Oct 8, 2004
Windmills do not work that way! Good night!
I should have spent the day resting, but I had a deadline to meet, so I worked and worked and worked. And the morning became afternoon became evening became night. And now it's whatever it is. I have afforded myself the occasional distraction. I have lost track of time. I have benignly watched a lot of network television. And I have a conference call to attend tomorrow morning. This is no gift. The one nice thing is that you can still say I always come through. Even in a pinch. Even in a weakened and feverish state. It matters far too much to me that no one be justified in saying that I ever let them down. That's what got me to miss a day of Comic-Con. That's how I managed to make my deadlines even when I spent the day a-funeraling. Priorities, friends. Plain and simple.
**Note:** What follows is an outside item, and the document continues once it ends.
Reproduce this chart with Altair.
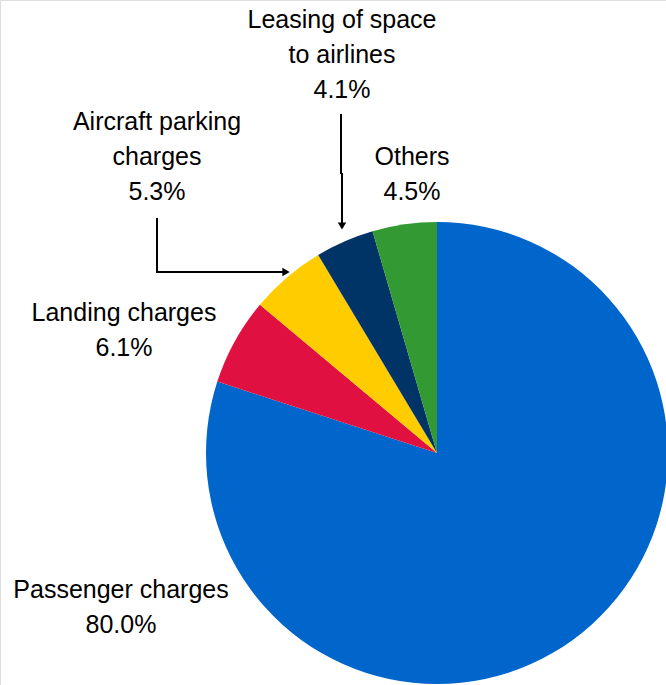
import altair as alt
import pandas as pd

categories = ["Passenger charges", "Landing charges", "Aircraft parking charges",
              "Leasing of space to airlines", "Others"]
values = [80.0, 6.1, 5.3, 4.1, 4.5]
colors = ["#0066CC", "#E01041", "#FFCC00", "#003366", "#339933"]
label_lines = [
    ["Passenger charges"],
    ["Landing charges"],
    ["Aircraft parking", "charges"],
    ["Leasing of space", "to airlines"],
    ["Others"],
]

df = pd.DataFrame({
    "category": categories,
    "value": values,
    "order": list(range(len(categories))),
    "label": ["\n".join(l + [f"{v:.1f}%"]) for l, v in zip(label_lines, values)],
})

CX, CY, R = 437, 453, 231
FONT = "Liberation Sans"
FS = 25

base = alt.Chart(df)

pie = base.mark_arc(radius=R, stroke=None).encode(
    theta=alt.Theta("value:Q", stack=True),
    order=alt.Order("order:Q"),
    color=alt.Color("category:N", scale=alt.Scale(domain=categories, range=colors), legend=None),
    x=alt.value(CX),
    y=alt.value(CY),
)

label_pos = {
    "Leasing of space to airlines": (342, 20),
    "Aircraft parking charges": (157, 122),
    "Others": (412, 157),
    "Landing charges": (124, 313),
    "Passenger charges": (121, 590),
}

text_layers = []
for cat, (lx, ly) in label_pos.items():
    t = base.transform_filter(alt.datum.category == cat).mark_text(
        font=FONT, fontSize=FS, lineBreak="\n", lineHeight=35,
        align="center", baseline="middle", color="#000000",
    ).encode(text="label:N", x=alt.value(lx), y=alt.value(ly))
    text_layers.append(t)

one = alt.Chart(pd.DataFrame({"a": [0]}))
lines = [
    one.mark_rule(color="black", strokeWidth=2).encode(x=alt.value(341), y=alt.value(114), y2=alt.value(174)),
    one.mark_rule(color="black", strokeWidth=2).encode(x=alt.value(342), y=alt.value(173), y2=alt.value(226)),
    one.mark_rule(color="black", strokeWidth=2).encode(x=alt.value(157), y=alt.value(218), y2=alt.value(273)),
    one.mark_rule(color="black", strokeWidth=2).encode(x=alt.value(156), x2=alt.value(284), y=alt.value(272)),
    one.mark_point(shape="triangle-down", filled=True, color="black", size=70, opacity=1).encode(
        x=alt.value(342), y=alt.value(226)),
    one.mark_point(shape="triangle-right", filled=True, color="black", size=70, opacity=1).encode(
        x=alt.value(286), y=alt.value(272)),
]

chart = alt.layer(pie, *text_layers, *lines).properties(
    width=666, height=685, padding=0,
    autosize=alt.AutoSizeParams(type="none"),
).configure_view(stroke=None).configure(background="white")

chart.save("out.html", embed_options={"renderer": "svg", "actions": False})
Things have been looking different to me this week. Maybe it's being so sick. Or being stuck at home. Or laying down and praying for death so much. Walking the dog when I can barely stand upright. Not being able to keep track of how much showering I've done. This is an unfamiliar passage in what is typically a very familiar chapter. I can't tell how I feel. Maybe I never can. There are a number of questions I have noticed I don't know how to honestly answer. When someone asks me how I feel (emotionally or otherwise), it's hard for me not to answer with my cerebrum. I have no capacity for taking stock of such things. I guess it's possible that no one was ever really asking before. It's possible that I have spent too long a season in the company of people who didn't care to know how I was feeling or who only asked believing they already knew the answer. I indict myself for not having given myself proxy. For not counting me. But I was merely following suit. There are ranks of those who didn't count me before I jumped on board. I remember being a little girl who shouted out what restaurant she wanted to eat at, only to be drowned out by someone else's logic or whining or force. It's no wonder I'm less likely to insist on anything anymore. And when someone offers to give me exactly what I want, I am caught between the rock of not believing them and the hard place of not knowing what to ask for. It's a snug fit.
I think I feel all right. The physical pain aside. I think I'm going to make it. And I'm happy about that. Let the games begin.
I also care deeply about things that remind me of myself.